■ Exercise prompt
Start at the line where "Write a Python" appears and end at the line where "fig.add_trace(go.Scatter(**kw))" appears; repeat those lines exactly, both ends included, leaving pictures behind.

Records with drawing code
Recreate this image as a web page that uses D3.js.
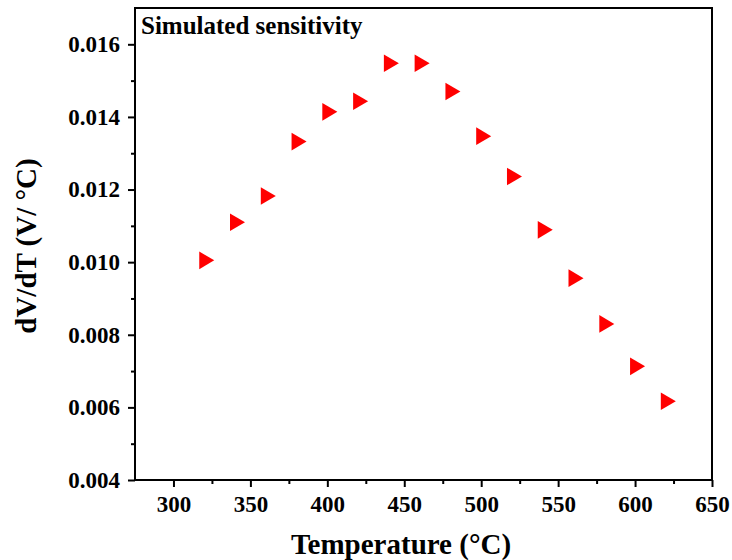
<!DOCTYPE html>
<html>
<head>
<meta charset="utf-8">
<script src="https://cdn.jsdelivr.net/npm/d3@7"></script>
<style>
  html, body { margin: 0; padding: 0; background: #fff; }
  svg { display: block; }
  text { font-family: "Liberation Serif", "Times New Roman", serif !important; font-weight: bold; fill: #000; }
</style>
</head>
<body>
<svg id="chart" width="732" height="560"></svg>
<script>
// Simulated sensor sensitivity vs. temperature
const temperatures = [320, 340, 360, 380, 400, 420, 440, 460, 480, 500, 520, 540, 560, 580, 600, 620];
const sensitivity = [0.01005, 0.01110, 0.01182, 0.01332, 0.01414, 0.01443, 0.01548, 0.01548,
                     0.01470, 0.01347, 0.01236, 0.01089, 0.00956, 0.00830, 0.00713, 0.00617];
const xTicks = [300, 350, 400, 450, 500, 550, 600, 650];
const yTicks = [0.004, 0.006, 0.008, 0.010, 0.012, 0.014, 0.016];
const xMinor = [325, 375, 425, 475, 525, 575, 625];
const yMinor = [0.005, 0.007, 0.009, 0.011, 0.013, 0.015];

const svg = d3.select("#chart");
const m = { left: 135, right: 712, top: 8, bottom: 480 };

const x = d3.scaleLinear().domain([275, 650]).range([m.left, m.right]);
const y = d3.scaleLinear().domain([0.004, 0.017]).range([m.bottom, m.top]);

// frame
svg.append("rect")
  .attr("x", m.left).attr("y", m.top)
  .attr("width", m.right - m.left).attr("height", m.bottom - m.top)
  .attr("fill", "none").attr("stroke", "#000").attr("stroke-width", 2);

// bottom axis
const xAxis = svg.append("g").attr("transform", `translate(0,${m.bottom})`)
  .call(d3.axisBottom(x).tickValues(xTicks).tickFormat(d3.format("d")).tickSize(7).tickPadding(9));
svg.append("g").attr("transform", `translate(0,${m.bottom})`)
  .call(d3.axisBottom(x).tickValues(xMinor).tickFormat("").tickSize(4));

// left axis
const yAxis = svg.append("g").attr("transform", `translate(${m.left},0)`)
  .call(d3.axisLeft(y).tickValues(yTicks).tickFormat(d3.format(".3f")).tickSize(7).tickPadding(8));
svg.append("g").attr("transform", `translate(${m.left},0)`)
  .call(d3.axisLeft(y).tickValues(yMinor).tickFormat("").tickSize(4));

svg.selectAll(".domain").remove();
svg.selectAll(".tick line").attr("stroke", "#000").attr("stroke-width", 2);
[xAxis, yAxis].forEach(a => a.selectAll("text")
  .style("font-family", "'Liberation Serif', serif")
  .style("font-weight", "bold")
  .style("font-size", "23px")
  .attr("fill", "#000"));

// markers: right-pointing triangles centred on each point
const tri = "M-5,-8.8L10,0L-5,8.8Z";
svg.append("g").selectAll("path")
  .data(temperatures)
  .join("path")
  .attr("d", tri)
  .attr("fill", "#ff0000")
  .attr("transform", (d, i) => `translate(${x(d)},${y(sensitivity[i])})`);

// labels
svg.append("text")
  .attr("x", 141).attr("y", 34)
  .style("font-size", "25px")
  .text("Simulated sensitivity");

svg.append("text")
  .attr("x", 401).attr("y", 554)
  .attr("text-anchor", "middle")
  .style("font-size", "29px")
  .text("Temperature (°C)");

svg.append("text")
  .attr("transform", "translate(36,246) rotate(-90)")
  .attr("text-anchor", "middle")
  .style("font-size", "29px")
  .text("dV/dT (V/ °C)");
</script>
</body>
</html>
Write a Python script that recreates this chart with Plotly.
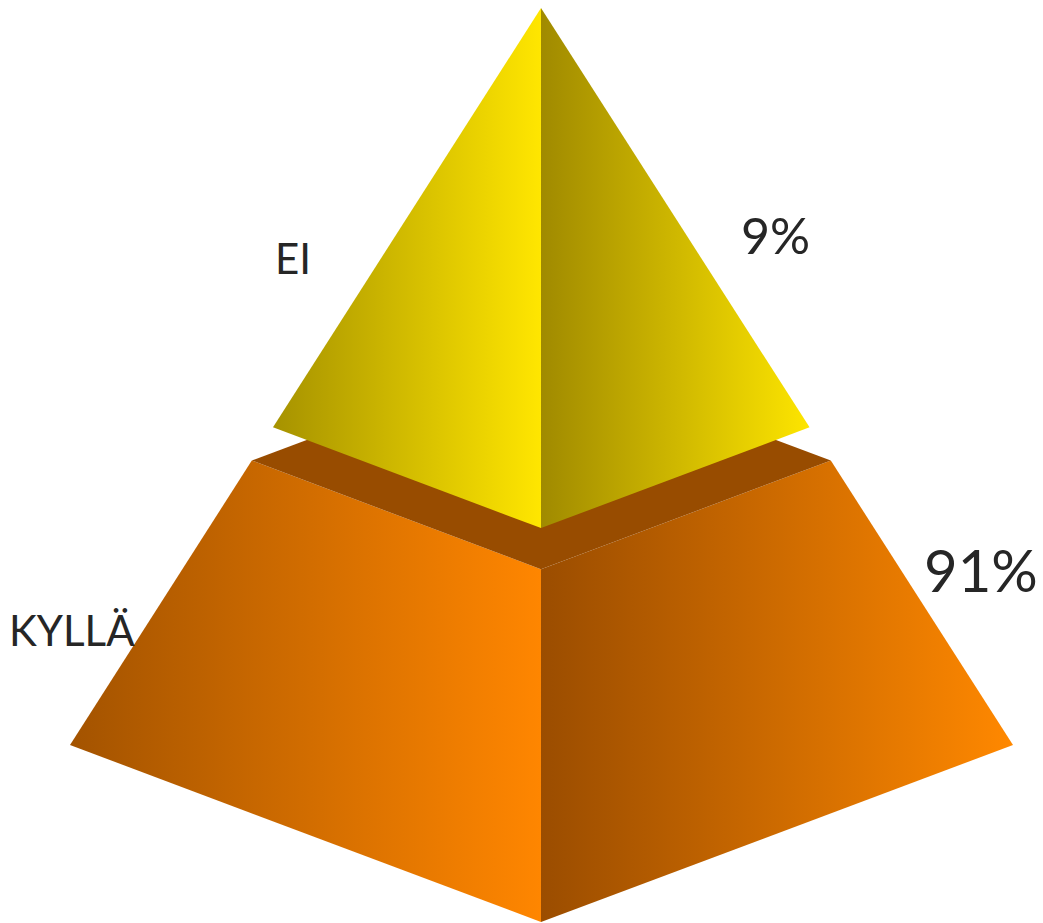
import plotly.graph_objects as go

# ---- data ----
categories = ["KYLLÄ", "EI"]
values = [91, 9]
value_labels = [f"{v}%" for v in values]

# ---- layout / geometry (pixel space) ----
W, H = 1043, 923
apex = (541, 8)
base_left = (70, 745)
base_front = (541, 922)
base_right = (1013, 745)
base_back = (base_left[0] + base_right[0] - base_front[0],
             base_left[1] + base_right[1] - base_front[1])
T_TOP_END = 0.569     # bottom of top segment along apex->base
T_BOT_START = 0.614   # top of bottom segment (gap between)


def at(corner, t):
    return (apex[0] + t * (corner[0] - apex[0]), apex[1] + t * (corner[1] - apex[1]))


fig = go.Figure()


def face(pts, c0, c1, gradient=True):
    xs = [p[0] for p in pts] + [pts[0][0]]
    ys = [p[1] for p in pts] + [pts[0][1]]
    kw = dict(x=xs, y=ys, mode="lines", fill="toself", line=dict(width=0),
              hoverinfo="skip", showlegend=False)
    if gradient:
        kw["fillgradient"] = dict(type="horizontal", colorscale=[[0, c0], [1, c1]])
    else:
        kw["fillcolor"] = c0
    fig.add_trace(go.Scatter(**kw))


# bottom segment (KYLLÄ)
L2, F2, R2, B2 = (at(base_left, T_BOT_START), at(base_front, T_BOT_START),
                  at(base_right, T_BOT_START), at(base_back, T_BOT_START))
face([L2, F2, base_front, base_left], "#a35300", "#ff8600")
face([F2, R2, base_right, base_front], "#9b4d00", "#ff8800")
face([L2, F2, R2, B2], "#984c00", "#984c00", gradient=False)

# top segment (EI)
L1, F1, R1 = at(base_left, T_TOP_END), at(base_front, T_TOP_END), at(base_right, T_TOP_END)
face([apex, F1, L1], "#a69200", "#ffe600")
face([apex, R1, F1], "#a08a00", "#fde500")

# labels
txt = "#262626"
font = "Lato"
fig.add_annotation(x=293, y=258, text=categories[1], showarrow=False,
                   font=dict(family=font, size=42, color=txt), xref="x", yref="y")
fig.add_annotation(x=775, y=235, text=value_labels[1], showarrow=False,
                   font=dict(family=font, size=50, color=txt), xref="x", yref="y")
fig.add_annotation(x=72, y=630, text=categories[0], showarrow=False,
                   font=dict(family=font, size=42, color=txt), xref="x", yref="y")
fig.add_annotation(x=981, y=569, text=value_labels[0], showarrow=False,
                   font=dict(family=font, size=58, color=txt), xref="x", yref="y")

fig.update_layout(
    width=W, height=H,
    margin=dict(l=0, r=0, t=0, b=0),
    paper_bgcolor="white", plot_bgcolor="white",
    xaxis=dict(range=[0, W], visible=False, fixedrange=True),
    yaxis=dict(range=[H, 0], visible=False, fixedrange=True),
    showlegend=False,
)

fig.write_html("out.html")
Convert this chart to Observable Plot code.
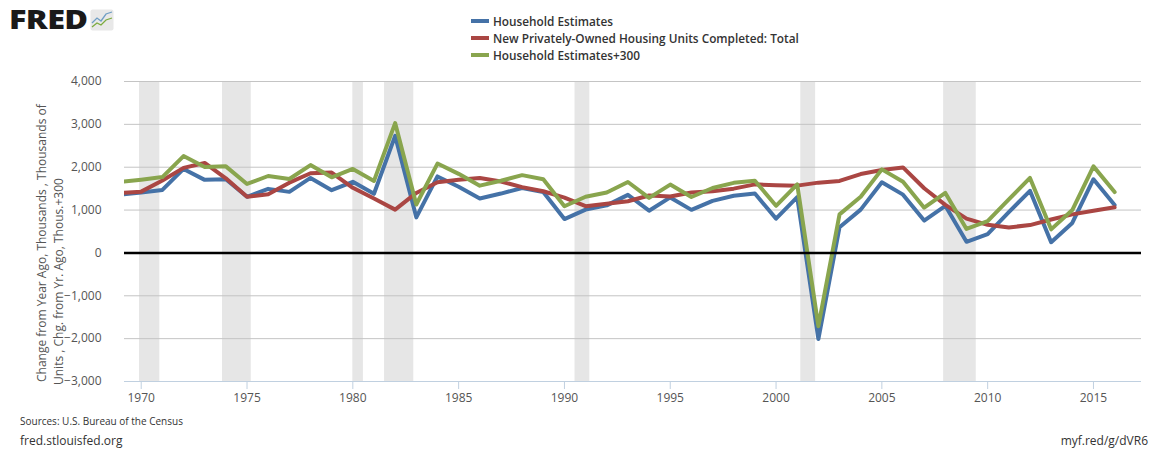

■ Answer below
Write a Python script that recreates this chart with Plotly.
import plotly.graph_objects as go

# ---- data ----
categories = ["KYLLÄ", "EI"]
values = [91, 9]
value_labels = [f"{v}%" for v in values]

# ---- layout / geometry (pixel space) ----
W, H = 1043, 923
apex = (541, 8)
base_left = (70, 745)
base_front = (541, 922)
base_right = (1013, 745)
base_back = (base_left[0] + base_right[0] - base_front[0],
             base_left[1] + base_right[1] - base_front[1])
T_TOP_END = 0.569     # bottom of top segment along apex->base
T_BOT_START = 0.614   # top of bottom segment (gap between)


def at(corner, t):
    return (apex[0] + t * (corner[0] - apex[0]), apex[1] + t * (corner[1] - apex[1]))


fig = go.Figure()


def face(pts, c0, c1, gradient=True):
    xs = [p[0] for p in pts] + [pts[0][0]]
    ys = [p[1] for p in pts] + [pts[0][1]]
    kw = dict(x=xs, y=ys, mode="lines", fill="toself", line=dict(width=0),
              hoverinfo="skip", showlegend=False)
    if gradient:
        kw["fillgradient"] = dict(type="horizontal", colorscale=[[0, c0], [1, c1]])
    else:
        kw["fillcolor"] = c0
    fig.add_trace(go.Scatter(**kw))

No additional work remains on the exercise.